- Directed by: Simon Jaquemet
- Screenplay by: Simon Jaquemet
- Produced by: Michela Pini; Aurelius Eisenreich; Simon Jaquemet;
- Starring: Elliott Crosset Hove; Rila Fukushima; Sandra Guldberg Kampp;
- Cinematography: Gabriel Sandru
- Edited by: Caterina Mona
- Music by: Wiwek Mahabali
- Production companies: 8horses; Perron X; unafilm; Revolver; Epic media;
- Release date: 9 August 2024 (Switzerland);
- Running time: 118 minutes
- Countries: Switzerland; Germany; Philippines;
- Language: English

= Electric Child =

2024 science fiction film

Electric Child is a 2024 internationally co-produced science fiction film written and directed by Simon Jaquemet and starring Elliott Crosset Hove, Rila Fukushima, and Sandra Guldberg Kampp.

== Premise ==
A computer scientist working on a new form of artificial intelligence makes a deal with his creation to save his newborn son with a serious illness.
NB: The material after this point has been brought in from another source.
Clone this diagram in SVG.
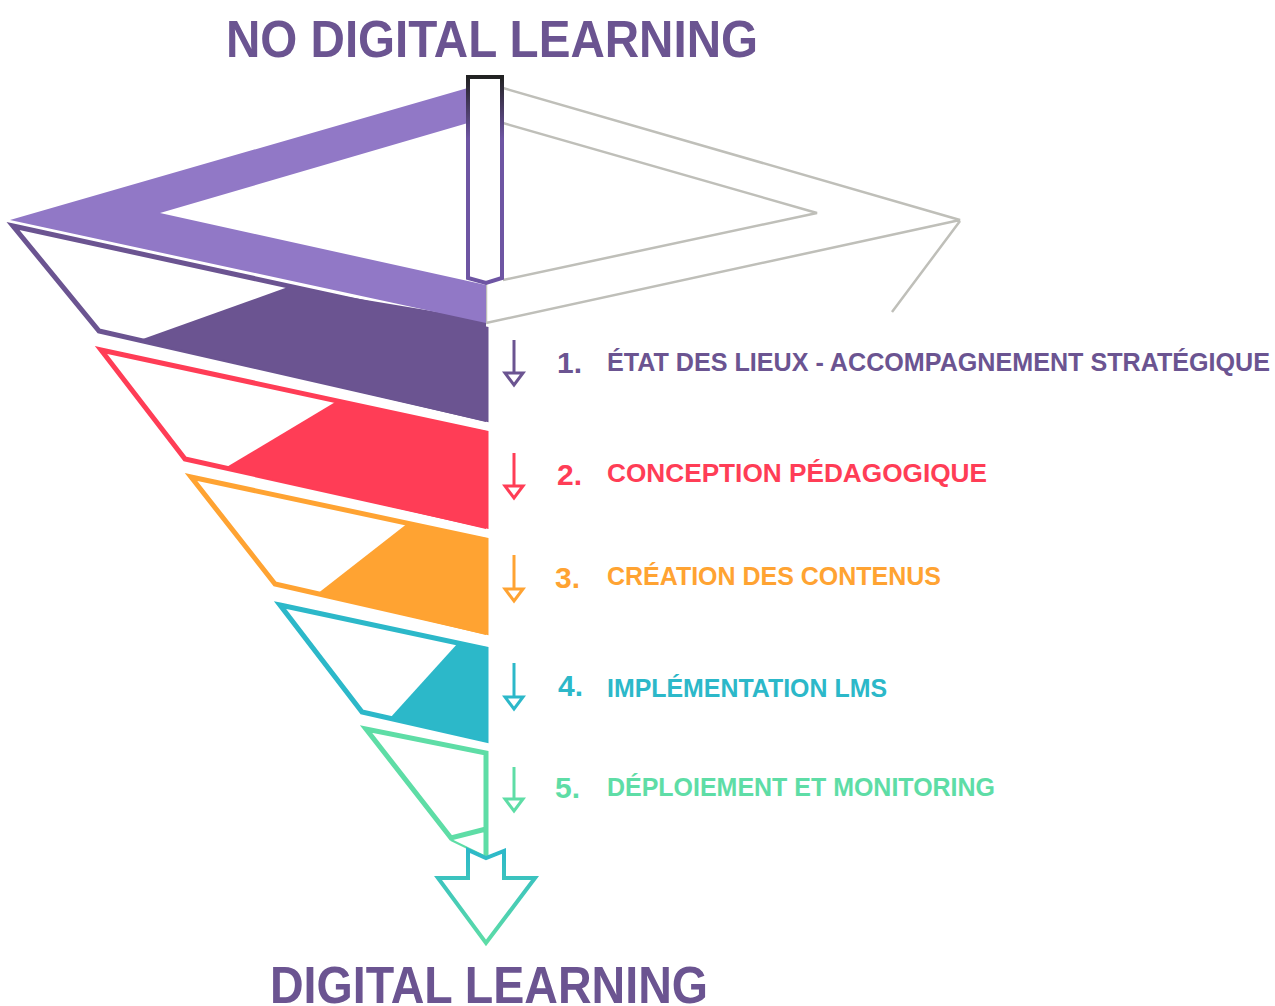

This agreement has unforeseen consequences for humankind.

== Cast ==
- Elliott Crosset Hove
- Rila Fukushima
- Sandra Guldberg Kampp
- João Nunes Monteiro
- Helen Schneider

== Production ==
Fundraising for Electric Child began at the 2020 Berlin Film Festival. The filmmakers sought additional financial support at the Gap-Financing Market at the Venice Production Bridge during the 2021 Venice Film Festival. Filming took place in Germany, Switzerland, and the Philippines.

== Release ==
Electric Child was selected to premiere at the 77th Locarno Film Festival on 9 August 2024.